GOAL OF THE EXERCISE
Set the listing down again exactly, please, apart from its pictures.

RECORDED INFORMATION
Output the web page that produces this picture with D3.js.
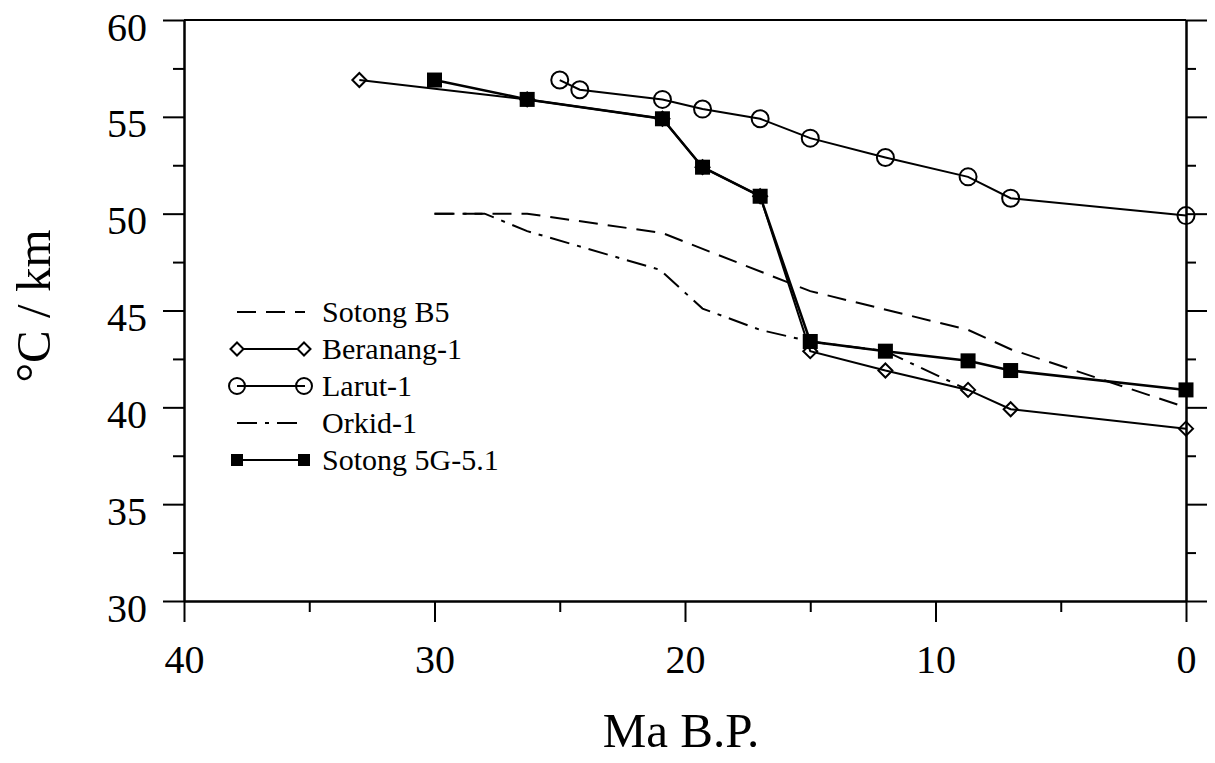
<!DOCTYPE html>
<html>
<head>
<meta charset="utf-8">
<script src="https://cdn.jsdelivr.net/npm/d3@7"></script>
<style>
  html, body { margin: 0; padding: 0; background: #fff; }
  svg { display: block; }
  text { font-family: "Liberation Serif", "DejaVu Serif", serif; fill: #000; }
</style>
</head>
<body>
<div id="chart"></div>
<script>
// x axis (Ma B.P.) and y axis (°C / km) ticks
const ageTicks = [40, 30, 20, 10, 0];
const ageMinor = [35, 25, 15, 5];
const gradTicks = [30, 35, 40, 45, 50, 55, 60];
const gradMinor = [32.5, 37.5, 42.5, 47.5, 52.5, 57.5];

// series
const sotongB5Age = [30, 26.3, 20.9, 15, 8.7, 7, 0];
const sotongB5Grad = [50, 50, 49, 46, 44, 43, 40];

const beranangAge = [33, 26.3, 20.9, 19.3, 17, 15, 12, 8.7, 7, 0];
const beranangGrad = [56.9, 55.9, 54.9, 52.4, 50.9, 42.9, 41.9, 40.9, 39.9, 38.9];

const larutAge = [25, 24.2, 20.9, 19.3, 17, 15, 12, 8.7, 7, 0];
const larutGrad = [56.9, 56.4, 55.9, 55.4, 54.9, 53.9, 52.9, 51.9, 50.8, 49.9];

const orkidAge = [30, 28, 26.3, 21, 19.3, 17, 15, 12, 8.7];
const orkidGrad = [50, 50, 49.1, 47.1, 45.1, 44, 43.4, 42.9, 40.9];

const sotong5GAge = [30, 26.3, 20.9, 19.3, 17, 15, 12, 8.7, 7, 0];
const sotong5GGrad = [56.9, 55.9, 54.9, 52.4, 50.9, 43.4, 42.9, 42.4, 41.9, 40.9];

const legendNames = ["Sotong B5", "Beranang-1", "Larut-1", "Orkid-1", "Sotong 5G-5.1"];

const width = 1215, height = 763;
const svg = d3.select("#chart").append("svg")
  .attr("width", width)
  .attr("height", height);

const x = d3.scaleLinear().domain([40, 0]).range([184, 1186]);
const y = d3.scaleLinear().domain([30, 60]).range([601, 20]);

const zip = (a, b) => a.map((v, i) => ({ age: v, grad: b[i] }));
const line = d3.line().x(d => x(d.age)).y(d => y(d.grad));

// frame: top line
svg.append("line")
  .attr("x1", x(40)).attr("x2", x(0))
  .attr("y1", y(60)).attr("y2", y(60))
  .attr("stroke", "#000").attr("stroke-width", 2);

function styleAxis(g) {
  g.selectAll("path, line").attr("stroke", "#000").attr("stroke-width", 2);
  g.selectAll("text").style("font-family", "Liberation Serif").attr("fill", "#000");
}

// left axis
const left = svg.append("g").attr("transform", `translate(${x(40)},0)`)
  .call(d3.axisLeft(y).tickValues(gradTicks).tickSize(21).tickSizeOuter(0).tickPadding(16).tickFormat(d3.format("d")));
left.selectAll("text").attr("dy", "0.5em").style("font-size", "40px");
styleAxis(left);
const leftMinor = svg.append("g").attr("transform", `translate(${x(40)},0)`)
  .call(d3.axisLeft(y).tickValues(gradMinor).tickSize(11).tickSizeOuter(0).tickFormat(""));
styleAxis(leftMinor);

// right axis
const right = svg.append("g").attr("transform", `translate(${x(0)},0)`)
  .call(d3.axisRight(y).tickValues(gradTicks).tickSize(21).tickSizeOuter(0).tickFormat(""));
styleAxis(right);
const rightMinor = svg.append("g").attr("transform", `translate(${x(0)},0)`)
  .call(d3.axisRight(y).tickValues(gradMinor).tickSize(10).tickSizeOuter(0).tickFormat(""));
styleAxis(rightMinor);

// bottom axis
const bottom = svg.append("g").attr("transform", `translate(0,${y(30)})`)
  .call(d3.axisBottom(x).tickValues(ageTicks).tickSize(21).tickSizeOuter(0).tickFormat(d3.format("d")));
bottom.selectAll("text").attr("y", 72).attr("dy", 0).style("font-size", "40px");
styleAxis(bottom);
const bottomMinor = svg.append("g").attr("transform", `translate(0,${y(30)})`)
  .call(d3.axisBottom(x).tickValues(ageMinor).tickSize(11).tickSizeOuter(0).tickFormat(""));
styleAxis(bottomMinor);

// axis titles
svg.append("text")
  .attr("x", 681).attr("y", 747)
  .attr("text-anchor", "middle")
  .style("font-size", "49px")
  .text("Ma B.P.");

svg.append("text")
  .attr("transform", "translate(50,306) rotate(-90)")
  .attr("text-anchor", "middle")
  .style("font-size", "49px")
  .text("°C / km");

// line styles
const dashB5 = "19,10";
const dashOrkid = "20,8,4,8";

function diamond(cx, cy, r) {
  return `M${cx},${cy - r}L${cx + r},${cy}L${cx},${cy + r}L${cx - r},${cy}Z`;
}

const plot = svg.append("g");

plot.append("path").datum(zip(sotongB5Age, sotongB5Grad))
  .attr("d", line).attr("fill", "none").attr("stroke", "#000")
  .attr("stroke-width", 2).attr("stroke-dasharray", dashB5);

plot.append("path").datum(zip(orkidAge, orkidGrad))
  .attr("d", line).attr("fill", "none").attr("stroke", "#000")
  .attr("stroke-width", 2).attr("stroke-dasharray", dashOrkid);

plot.append("path").datum(zip(beranangAge, beranangGrad))
  .attr("d", line).attr("fill", "none").attr("stroke", "#000").attr("stroke-width", 2);

plot.append("path").datum(zip(larutAge, larutGrad))
  .attr("d", line).attr("fill", "none").attr("stroke", "#000").attr("stroke-width", 2);

plot.append("path").datum(zip(sotong5GAge, sotong5GGrad))
  .attr("d", line).attr("fill", "none").attr("stroke", "#000").attr("stroke-width", 2.5);

// markers
plot.selectAll(".ber").data(zip(beranangAge, beranangGrad)).join("path")
  .attr("class", "ber")
  .attr("d", d => diamond(x(d.age), y(d.grad), 7))
  .attr("fill", "none").attr("stroke", "#000").attr("stroke-width", 2);

plot.selectAll(".lar").data(zip(larutAge, larutGrad)).join("circle")
  .attr("class", "lar")
  .attr("cx", d => x(d.age)).attr("cy", d => y(d.grad)).attr("r", 8.5)
  .attr("fill", "none").attr("stroke", "#000").attr("stroke-width", 2);

plot.selectAll(".sq").data(zip(sotong5GAge, sotong5GGrad)).join("rect")
  .attr("class", "sq")
  .attr("x", d => x(d.age) - 7.5).attr("y", d => y(d.grad) - 7.5)
  .attr("width", 15).attr("height", 15)
  .attr("fill", "#000");

// legend
const legend = svg.append("g");
const lx0 = 237, lx1 = 305, ltext = 322, lbase = 322, lstep = 37;

legendNames.forEach((name, i) => {
  const base = lbase + i * lstep;
  const cy = base - 10;
  const row = legend.append("g");
  const seg = row.append("line")
    .attr("x1", lx0).attr("x2", lx1).attr("y1", cy).attr("y2", cy)
    .attr("stroke", "#000").attr("stroke-width", 2);
  if (i === 0) seg.attr("stroke-dasharray", dashB5);
  if (i === 3) seg.attr("stroke-dasharray", dashOrkid);
  [lx0, lx1 - 1].forEach(mx => {
    if (i === 1) {
      row.append("path").attr("d", diamond(mx, cy, 6.5))
        .attr("fill", "#fff").attr("stroke", "#000").attr("stroke-width", 2);
    } else if (i === 2) {
      row.append("circle").attr("cx", mx).attr("cy", cy).attr("r", 8)
        .attr("fill", "none").attr("stroke", "#000").attr("stroke-width", 2);
    } else if (i === 4) {
      row.append("rect").attr("x", mx - 6).attr("y", cy - 6)
        .attr("width", 12).attr("height", 12).attr("fill", "#000");
    }
  });
  row.append("text")
    .attr("x", ltext).attr("y", base)
    .style("font-size", "30px")
    .text(name);
});
</script>
</body>
</html>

FULL SOLUTION
Output the web page that produces this picture with D3.js.
<!DOCTYPE html>
<html>
<head>
<meta charset="utf-8">
<script src="https://cdn.jsdelivr.net/npm/d3@7"></script>
<style>
  html, body { margin: 0; padding: 0; background: #fff; }
  svg { display: block; }
  text { font-family: "Liberation Serif", "DejaVu Serif", serif; fill: #000; }
</style>
</head>
<body>
<div id="chart"></div>
<script>
// x axis (Ma B.P.) and y axis (°C / km) ticks
const ageTicks = [40, 30, 20, 10, 0];
const ageMinor = [35, 25, 15, 5];
const gradTicks = [30, 35, 40, 45, 50, 55, 60];
const gradMinor = [32.5, 37.5, 42.5, 47.5, 52.5, 57.5];

// series
const sotongB5Age = [30, 26.3, 20.9, 15, 8.7, 7, 0];
const sotongB5Grad = [50, 50, 49, 46, 44, 43, 40];

const beranangAge = [33, 26.3, 20.9, 19.3, 17, 15, 12, 8.7, 7, 0];
const beranangGrad = [56.9, 55.9, 54.9, 52.4, 50.9, 42.9, 41.9, 40.9, 39.9, 38.9];

const larutAge = [25, 24.2, 20.9, 19.3, 17, 15, 12, 8.7, 7, 0];
const larutGrad = [56.9, 56.4, 55.9, 55.4, 54.9, 53.9, 52.9, 51.9, 50.8, 49.9];

const orkidAge = [30, 28, 26.3, 21, 19.3, 17, 15, 12, 8.7];
const orkidGrad = [50, 50, 49.1, 47.1, 45.1, 44, 43.4, 42.9, 40.9];

const sotong5GAge = [30, 26.3, 20.9, 19.3, 17, 15, 12, 8.7, 7, 0];
const sotong5GGrad = [56.9, 55.9, 54.9, 52.4, 50.9, 43.4, 42.9, 42.4, 41.9, 40.9];

const legendNames = ["Sotong B5", "Beranang-1", "Larut-1", "Orkid-1", "Sotong 5G-5.1"];

const width = 1215, height = 763;
const svg = d3.select("#chart").append("svg")
  .attr("width", width)
  .attr("height", height);

const x = d3.scaleLinear().domain([40, 0]).range([184, 1186]);
const y = d3.scaleLinear().domain([30, 60]).range([601, 20]);

const zip = (a, b) => a.map((v, i) => ({ age: v, grad: b[i] }));
const line = d3.line().x(d => x(d.age)).y(d => y(d.grad));

// frame: top line
svg.append("line")
  .attr("x1", x(40)).attr("x2", x(0))
  .attr("y1", y(60)).attr("y2", y(60))
  .attr("stroke", "#000").attr("stroke-width", 2);

function styleAxis(g) {
  g.selectAll("path, line").attr("stroke", "#000").attr("stroke-width", 2);
  g.selectAll("text").style("font-family", "Liberation Serif").attr("fill", "#000");
}

// left axis
const left = svg.append("g").attr("transform", `translate(${x(40)},0)`)
  .call(d3.axisLeft(y).tickValues(gradTicks).tickSize(21).tickSizeOuter(0).tickPadding(16).tickFormat(d3.format("d")));
left.selectAll("text").attr("dy", "0.5em").style("font-size", "40px");
styleAxis(left);
const leftMinor = svg.append("g").attr("transform", `translate(${x(40)},0)`)
  .call(d3.axisLeft(y).tickValues(gradMinor).tickSize(11).tickSizeOuter(0).tickFormat(""));
styleAxis(leftMinor);

// right axis
const right = svg.append("g").attr("transform", `translate(${x(0)},0)`)
  .call(d3.axisRight(y).tickValues(gradTicks).tickSize(21).tickSizeOuter(0).tickFormat(""));
styleAxis(right);
const rightMinor = svg.append("g").attr("transform", `translate(${x(0)},0)`)
  .call(d3.axisRight(y).tickValues(gradMinor).tickSize(10).tickSizeOuter(0).tickFormat(""));
styleAxis(rightMinor);

// bottom axis
const bottom = svg.append("g").attr("transform", `translate(0,${y(30)})`)
  .call(d3.axisBottom(x).tickValues(ageTicks).tickSize(21).tickSizeOuter(0).tickFormat(d3.format("d")));
bottom.selectAll("text").attr("y", 72).attr("dy", 0).style("font-size", "40px");
styleAxis(bottom);
const bottomMinor = svg.append("g").attr("transform", `translate(0,${y(30)})`)
  .call(d3.axisBottom(x).tickValues(ageMinor).tickSize(11).tickSizeOuter(0).tickFormat(""));
styleAxis(bottomMinor);

// axis titles
svg.append("text")
  .attr("x", 681).attr("y", 747)
  .attr("text-anchor", "middle")
  .style("font-size", "49px")
  .text("Ma B.P.");

svg.append("text")
  .attr("transform", "translate(50,306) rotate(-90)")
  .attr("text-anchor", "middle")
  .style("font-size", "49px")
  .text("°C / km");

// line styles
const dashB5 = "19,10";
const dashOrkid = "20,8,4,8";

function diamond(cx, cy, r) {
  return `M${cx},${cy - r}L${cx + r},${cy}L${cx},${cy + r}L${cx - r},${cy}Z`;
}

const plot = svg.append("g");

plot.append("path").datum(zip(sotongB5Age, sotongB5Grad))
  .attr("d", line).attr("fill", "none").attr("stroke", "#000")
  .attr("stroke-width", 2).attr("stroke-dasharray", dashB5);

plot.append("path").datum(zip(orkidAge, orkidGrad))
  .attr("d", line).attr("fill", "none").attr("stroke", "#000")
  .attr("stroke-width", 2).attr("stroke-dasharray", dashOrkid);

plot.append("path").datum(zip(beranangAge, beranangGrad))
  .attr("d", line).attr("fill", "none").attr("stroke", "#000").attr("stroke-width", 2);

plot.append("path").datum(zip(larutAge, larutGrad))
  .attr("d", line).attr("fill", "none").attr("stroke", "#000").attr("stroke-width", 2);

plot.append("path").datum(zip(sotong5GAge, sotong5GGrad))
  .attr("d", line).attr("fill", "none").attr("stroke", "#000").attr("stroke-width", 2.5);

// markers
plot.selectAll(".ber").data(zip(beranangAge, beranangGrad)).join("path")
  .attr("class", "ber")
  .attr("d", d => diamond(x(d.age), y(d.grad), 7))
  .attr("fill", "none").attr("stroke", "#000").attr("stroke-width", 2);

plot.selectAll(".lar").data(zip(larutAge, larutGrad)).join("circle")
  .attr("class", "lar")
  .attr("cx", d => x(d.age)).attr("cy", d => y(d.grad)).attr("r", 8.5)
  .attr("fill", "none").attr("stroke", "#000").attr("stroke-width", 2);

plot.selectAll(".sq").data(zip(sotong5GAge, sotong5GGrad)).join("rect")
  .attr("class", "sq")
  .attr("x", d => x(d.age) - 7.5).attr("y", d => y(d.grad) - 7.5)
  .attr("width", 15).attr("height", 15)
  .attr("fill", "#000");

// legend
const legend = svg.append("g");
const lx0 = 237, lx1 = 305, ltext = 322, lbase = 322, lstep = 37;

legendNames.forEach((name, i) => {
  const base = lbase + i * lstep;
  const cy = base - 10;
  const row = legend.append("g");
  const seg = row.append("line")
    .attr("x1", lx0).attr("x2", lx1).attr("y1", cy).attr("y2", cy)
    .attr("stroke", "#000").attr("stroke-width", 2);
  if (i === 0) seg.attr("stroke-dasharray", dashB5);
  if (i === 3) seg.attr("stroke-dasharray", dashOrkid);
  [lx0, lx1 - 1].forEach(mx => {
    if (i === 1) {
      row.append("path").attr("d", diamond(mx, cy, 6.5))
        .attr("fill", "#fff").attr("stroke", "#000").attr("stroke-width", 2);
    } else if (i === 2) {
      row.append("circle").attr("cx", mx).attr("cy", cy).attr("r", 8)
        .attr("fill", "none").attr("stroke", "#000").attr("stroke-width", 2);
    } else if (i === 4) {
      row.append("rect").attr("x", mx - 6).attr("y", cy - 6)
        .attr("width", 12).attr("height", 12).attr("fill", "#000");
    }
  });
  row.append("text")
    .attr("x", ltext).attr("y", base)
    .style("font-size", "30px")
    .text(name);
});
</script>
</body>
</html>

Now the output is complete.